1. Air Pollution Meteorology: Examines how meteorological conditions like wind, temperature, and humidity influence pollutant dispersion and plume behavior.
2. Types of Plume: Include Coning, Fanning, Looping, Lofting, Fumigating, and Trapping, each behaving differently based on atmospheric stability.
3. Plume Behavior: Influenced by factors such as wind speed. Temperature inversions and atmospheric pressure also play a role. These factors determine how pollutants spread and affect air quality.
4. Environmental Stability: Plays a critical role in how plumes rise, disperse, or remain trapped, impacting overall pollution levels.

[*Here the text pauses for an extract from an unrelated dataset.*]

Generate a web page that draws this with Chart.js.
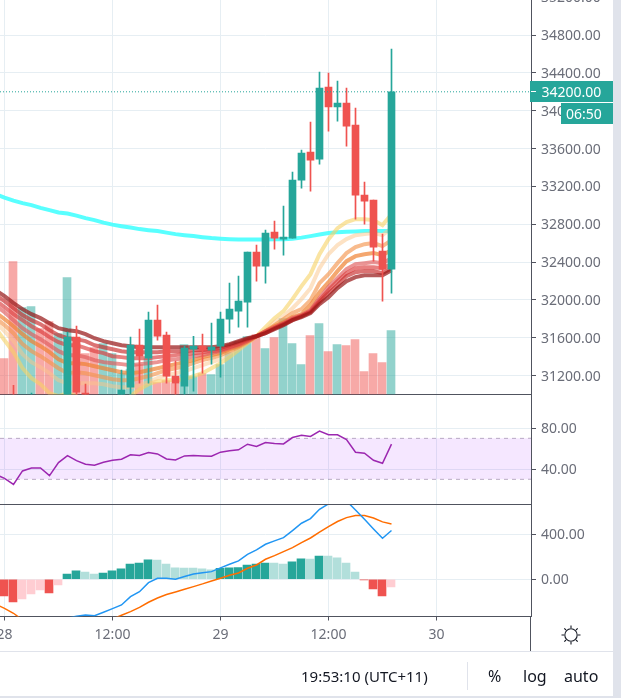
<!DOCTYPE html>
<html>
<head>
<meta charset="utf-8">
<script src="https://cdn.jsdelivr.net/npm/chart.js@4/dist/chart.umd.min.js"></script>
<style>
  html, body { margin: 0; padding: 0; height: 100%; overflow: hidden; background: #E0E3EB; }
  #panel { position: absolute; left: 0; top: 0; width: 613px; height: 696px; background: #fff; overflow: hidden; font-family: "Noto Sans", sans-serif; }
  canvas { position: absolute; left: 0; }
  .box, .txt, .rule { position: absolute; }
  .box { background: #26A69A; color: #fff; font-size: 14px; line-height: 21px; }
  .txt { color: #131722; font-size: 16px; line-height: 20px; white-space: nowrap; }
</style>
</head>
<body>
<div id="panel">
  <canvas id="mainPane" width="613" height="406" style="top:-10px"></canvas>
  <canvas id="rsiPane" width="613" height="111" style="top:395px"></canvas>
  <canvas id="macdPane" width="613" height="146" style="top:505px"></canvas>

  <div class="rule" style="left:530px;top:617px;width:1px;height:34px;background:#50535E"></div>
  <div class="rule" style="left:0;top:651px;width:613px;height:1px;background:#E0E3EB"></div>
  <div class="rule" style="left:467px;top:662px;width:1px;height:28px;background:#E0E3EB"></div>

  <div class="box" style="left:530px;top:81px;width:83px;height:21px"><span style="position:absolute;left:1px;top:10px;width:5px;height:1px;background:#fff"></span><span style="position:absolute;left:11.5px">34200.00</span></div>
  <div class="box" style="left:561px;top:103px;width:52px;height:21px"><span style="position:absolute;left:5px">06:50</span></div>

  <svg style="position:absolute;left:559px;top:623px" width="24" height="24" viewBox="-12 -12 24 24" fill="none" stroke="#131722" stroke-width="1.1">
    <circle r="6.2"></circle>
    <path d="M0-9.5V-7M0 9.5V7M-9.5 0H-7M9.5 0H7M-6.7-6.7L-5-5M6.7 6.7L5 5M-6.7 6.7L-5 5M6.7-6.7L5-5"></path>
  </svg>

  <div class="txt" style="left:301px;top:666px;font-size:15px">19:53:10 (UTC+11)</div>
  <div class="txt" style="left:488px;top:666px">%</div>
  <div class="txt" style="left:523px;top:666px">log</div>
  <div class="txt" style="left:564px;top:666px">auto</div>
</div>

<script>
// hourly candles, index 0 = 28th 00:00
const opens = [30850,30960,30800,30820,30950,30850,30700,30800,31607,31015,30900,30860,30860,30900,31078,31522,31385,31787,31628,31195,31089,31480,31512,31470,31512,31797,31882,31977,32506,32358,32717,32643,32654,33267,33563,33489,34250,34039,34081,33848,33108,33055,32516,32326];
const highs = [30900,31099,30950,31015,30990,30900,30850,31660,31723,31110,30950,30960,30990,31258,31607,31692,31871,31945,31660,31353,31512,31617,31639,31755,31871,32178,32252,32506,32580,32738,32833,32992,33351,33584,33880,34409,34398,34314,34240,34028,33246,33055,32696,34652];
const lows = [30700,30800,30700,30750,30800,30700,30650,30700,30990,30900,30800,30820,30800,30860,30990,31121,31121,31575,31121,30983,30983,31036,31226,31322,31184,31649,31713,31713,32199,32178,32537,32474,32654,33182,33151,33436,33785,33891,33626,32854,32802,32410,31987,32072];
const closes = [30750,30850,30900,30950,30850,30780,30820,31607,31025,30960,30860,30900,30950,31047,31522,31406,31787,31617,31195,31121,31491,31512,31470,31501,31797,31903,31987,32506,32358,32707,32654,32664,33267,33552,33478,34240,34039,34081,33838,33108,33045,32558,32326,34200];
// volume, same index as the candles
const volumes = [36,133,87,88,66,73,61,117,57,41,47,51,41,21,25,30,36,12,14,11,50,18,21,20,30,42,53,58,60,46,57,76,51,30,59,71,43,50,49,55,23,41,32,64];

// moving averages and oscillators start one candle earlier, off the left edge
const ribbon1 = [32104,32040,31966,31903,31850,31808,31755,31702,31681,31670,31639,31596,31565,31543,31522,31512,31501,31501,31501,31501,31501,31501,31501,31501,31501,31512,31533,31565,31596,31617,31649,31692,31734,31787,31818,31861,31956,32030,32125,32199,32241,32262,32262,32262,32315];
const ribbon2 = [32051,31987,31913,31840,31787,31744,31681,31628,31596,31586,31565,31522,31501,31480,31459,31448,31448,31448,31448,31459,31459,31459,31470,31470,31480,31491,31522,31554,31586,31617,31649,31702,31744,31787,31829,31871,31977,32072,32157,32252,32294,32305,32305,32284,32336];
const ribbon3 = [31998,31924,31850,31787,31723,31670,31607,31554,31522,31522,31491,31459,31438,31406,31396,31385,31385,31385,31396,31406,31417,31427,31438,31448,31459,31470,31501,31533,31575,31617,31660,31702,31744,31797,31829,31882,31998,32104,32199,32284,32336,32347,32347,32336,32379];
const ribbon4 = [31945,31871,31787,31702,31639,31586,31522,31459,31417,31417,31396,31364,31343,31332,31322,31311,31322,31332,31343,31364,31374,31385,31406,31417,31438,31459,31491,31522,31565,31617,31670,31713,31755,31808,31840,31892,32019,32136,32231,32326,32379,32389,32400,32389,32442];
const ribbon5 = [31871,31797,31723,31639,31565,31512,31448,31374,31332,31332,31322,31300,31279,31258,31237,31226,31237,31258,31279,31300,31322,31343,31364,31396,31417,31438,31480,31512,31565,31617,31670,31723,31765,31818,31850,31945,32083,32188,32305,32410,32463,32484,32495,32474,32527];
const ribbon6 = [31808,31734,31649,31533,31459,31406,31343,31279,31226,31237,31226,31205,31184,31163,31152,31152,31173,31195,31226,31258,31279,31300,31332,31364,31385,31417,31459,31501,31554,31617,31670,31734,31797,31861,31903,31998,32178,32273,32389,32495,32558,32590,32601,32569,32632];
const ribbon7 = [31765,31670,31565,31427,31343,31290,31226,31152,31121,31121,31121,31121,31110,31089,31078,31078,31099,31131,31173,31205,31226,31247,31279,31311,31343,31374,31438,31491,31554,31617,31681,31765,31829,31913,32009,32125,32336,32484,32580,32643,32685,32696,32707,32685,32759];
const ribbon8 = [31702,31575,31448,31279,31173,31110,31015,30983,31015,30983,30930,30899,30888,30888,30920,30983,31057,31110,31142,31152,31152,31163,31195,31226,31279,31332,31396,31470,31543,31617,31713,31808,31882,32009,32146,32273,32484,32643,32759,32823,32854,32854,32844,32791,32907];
const slowAverage = [33119,33082,33050,33024,33003,32974,32950,32925,32913,32891,32865,32844,32817,32796,32780,32765,32749,32738,32728,32712,32696,32685,32675,32664,32654,32648,32643,32640,32640,32640,32640,32643,32643,32648,32659,32675,32691,32707,32717,32720,32724,32728,32728,32728,32728];

const rsiValues = [34.9,31.0,25.1,38.2,41.1,41.1,33.6,46.3,53.2,48.3,44.7,43.7,46.7,48.6,49.6,53.9,53.2,56.1,54.8,49.9,49.0,52.9,53.2,52.9,52.5,56.5,57.8,58.8,64.3,62.0,65.9,65.0,64.6,70.8,73.1,71.8,77.1,73.5,73.5,68.9,56.5,55.5,48.6,45.7,64.3];
const macdLine = [-480,-500,-530,-540,-530,-520,-480,-430,-345,-329,-317,-323,-293,-261,-228,-154,-110,-30,9,9,0,24,47,59,68,101,133,163,222,261,311,341,370,433,498,539,622,670,705,696,616,533,447,364,433];
const signalLine = [-222,-258,-302,-361,-390,-400,-420,-440,-450,-440,-430,-420,-400,-353,-320,-287,-249,-204,-166,-136,-113,-89,-65,-41,-15,9,36,56,98,127,178,210,246,281,326,367,418,468,513,548,566,566,545,510,492];
const macdHist = [-148,-201,-175,-130,-95,-121,-50,47,74,65,47,56,74,92,136,145,172,170,136,101,100,99,92,83,98,101,103,127,136,145,144,136,154,181,180,207,206,190,145,65,-6,-86,-148,-68];

const priceTicks = [31200,31600,32000,32400,32800,33200,33600,34000,34400,34800,35200];
const rsiTicks = [40,80];
const macdTicks = [0,400];
const timeTicks = [0,12,24,36,48];
const timeLabels = ["28","12:00","29","12:00","30"];
const lastPrice = 34200;
const rsiBandTop = 70;
const rsiBandBottom = 30;

const UP = "#26A69A";
const DOWN = "#EF5350";
const GRID = "#E6EEF3";
const AXIS = "#50535E";
const LABEL = "#6A6D78";
const X_MIN = -0.5;
const X_MAX = 58.5;
const FONT = { family: "'Noto Sans', sans-serif", size: 14 };

const ribbonColors = [
  "rgba(150,20,20,0.7)", "rgba(200,40,40,0.65)", "rgba(220,60,60,0.65)", "rgba(225,90,90,0.65)",
  "rgba(240,130,50,0.7)", "rgba(245,150,80,0.65)", "rgba(251,197,137,0.5)", "rgba(246,210,100,0.6)"
];

const candleX = (_, i) => i;
const lineX = (_, i) => i - 1;
// volume and histogram bars sit half a pixel left of the candles
const barShift = 0.055;

function lineSet(values, color, width, order, yAxisID) {
  return {
    type: "line",
    data: values.map((y, i) => ({ x: lineX(y, i), y })),
    borderColor: color,
    borderWidth: width,
    pointRadius: 0,
    tension: 0,
    order,
    yAxisID
  };
}

function barSet(items, colors, thickness, order, yAxisID) {
  return {
    type: "bar",
    data: items,
    backgroundColor: colors,
    barThickness: thickness,
    grouped: false,
    order,
    yAxisID
  };
}

function flatLine(y, color, dash, order, yAxisID, extra) {
  return Object.assign({
    type: "line",
    data: [{ x: X_MIN, y }, { x: X_MAX, y }],
    borderColor: color,
    borderWidth: 1,
    borderDash: dash,
    pointRadius: 0,
    order,
    yAxisID
  }, extra);
}

function xAxis(showLabels) {
  return {
    type: "linear",
    min: X_MIN,
    max: X_MAX,
    offset: false,
    afterBuildTicks(scale) { scale.ticks = timeTicks.map(value => ({ value })); },
    afterFit(scale) {
      scale.paddingLeft = 0;
      scale.paddingRight = 0;
      if (showLabels) scale.height = 34.5;
    },
    grid: { offset: false, color: GRID, tickColor: AXIS, drawTicks: showLabels, tickLength: 4 },
    border: { display: true, color: AXIS },
    ticks: {
      display: showLabels,
      autoSkip: false,
      maxRotation: 0,
      padding: 6,
      color: LABEL,
      font: FONT,
      callback: value => timeLabels[timeTicks.indexOf(value)]
    }
  };
}

function yAxis(min, max, tickValues) {
  return {
    position: "right",
    min,
    max,
    afterBuildTicks(scale) { scale.ticks = tickValues.map(value => ({ value })); },
    afterFit(scale) {
      scale.width = 82;
      scale.paddingTop = 0;
      scale.paddingBottom = 0;
    },
    grid: { color: GRID, tickColor: AXIS, tickLength: 5 },
    border: { display: true, color: AXIS },
    ticks: {
      autoSkip: false,
      padding: 5,
      labelOffset: 1,
      color: LABEL,
      font: FONT,
      callback: value => value.toFixed(2)
    }
  };
}

function paneOptions(scales, bottom) {
  return {
    responsive: false,
    animation: false,
    events: [],
    layout: { padding: { left: 0, top: 0, right: 0, bottom } },
    plugins: { legend: { display: false }, tooltip: { enabled: false } },
    scales
  };
}

// price pane: volume at the back, then the averages, candles on top
const candleColors = closes.map((c, i) => (c >= opens[i] ? UP : DOWN));
const volumeColors = closes.map((c, i) => (c >= opens[i] ? "rgba(38,166,154,0.5)" : "rgba(239,83,80,0.5)"));

const ribbons = [ribbon1, ribbon2, ribbon3, ribbon4, ribbon5, ribbon6, ribbon7, ribbon8];

new Chart(document.getElementById("mainPane").getContext("2d"), {
  data: {
    datasets: [
      barSet(volumes.map((y, i) => ({ x: candleX(y, i) - barShift, y })), volumeColors, 8, 60, "vol"),
      lineSet(slowAverage, "rgba(60,255,255,0.85)", 4, 50, "y"),
      ...ribbons.map((values, i) => lineSet(values, ribbonColors[i], 4, 30 + i, "y")),
      barSet(lows.map((low, i) => ({ x: candleX(low, i), y: [low, highs[i]] })), candleColors, 1, 3, "y"),
      barSet(opens.map((open, i) => ({ x: candleX(open, i), y: [open, closes[i]] })), candleColors, 7, 2, "y"),
      flatLine(lastPrice, UP, [1, 2], 1, "y")
    ]
  },
  options: paneOptions({
    x: xAxis(false),
    y: yAxis(31001, 35276, priceTicks),
    vol: { display: false, min: 0, max: 404.5 }
  }, 1.5)
});

// RSI pane
new Chart(document.getElementById("rsiPane").getContext("2d"), {
  data: {
    datasets: [
      flatLine(rsiBandTop, "rgba(120,100,140,0.5)", [4, 4], 5, "y", { fill: "+1", backgroundColor: "rgba(153,21,255,0.1)" }),
      flatLine(rsiBandBottom, "rgba(120,100,140,0.5)", [4, 4], 4, "y"),
      lineSet(rsiValues, "#9C27B0", 1.5, 1, "y")
    ]
  },
  options: paneOptions({ x: xAxis(false), y: yAxis(5.46, 112.3, rsiTicks) }, 1.5)
});

// MACD pane
const histColors = macdHist.map((v, i) => {
  const prev = i ? macdHist[i - 1] : v;
  if (v >= 0) return v > prev ? UP : "#B2DFDB";
  return v <= prev ? DOWN : "#FFCDD2";
});

new Chart(document.getElementById("macdPane").getContext("2d"), {
  data: {
    datasets: [
      barSet(macdHist.map((y, i) => ({ x: candleX(y, i) - barShift, y })), histColors, 8, 5, "y"),
      lineSet(signalLine, "#FF6D00", 1.5, 2, "y"),
      lineSet(macdLine, "#2196F3", 1.5, 1, "y")
    ]
  },
  options: paneOptions({ x: xAxis(true), y: yAxis(-330.7, 660, macdTicks) }, 0)
});
</script>
</body>
</html>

5. Meteorological Analysis: Helps predict and mitigate pollution impacts by understanding plume dynamics under varying weather conditions.

Conclusion

Understanding Air Pollution Meteorology is essential for managing and reducing pollution’s impact on the environment and health. By analyzing the Types of Plume and their behavior, we can predict how pollutants will disperse under different meteorological conditions. The interaction between Plume Types and factors like wind, temperature, and atmospheric stability determines air quality outcomes. Effective strategies for pollution control rely on insights into Plume Behavior, enabling us to mitigate the adverse effects of air pollution. This knowledge is crucial for developing sustainable solutions to manage air quality and protect public health.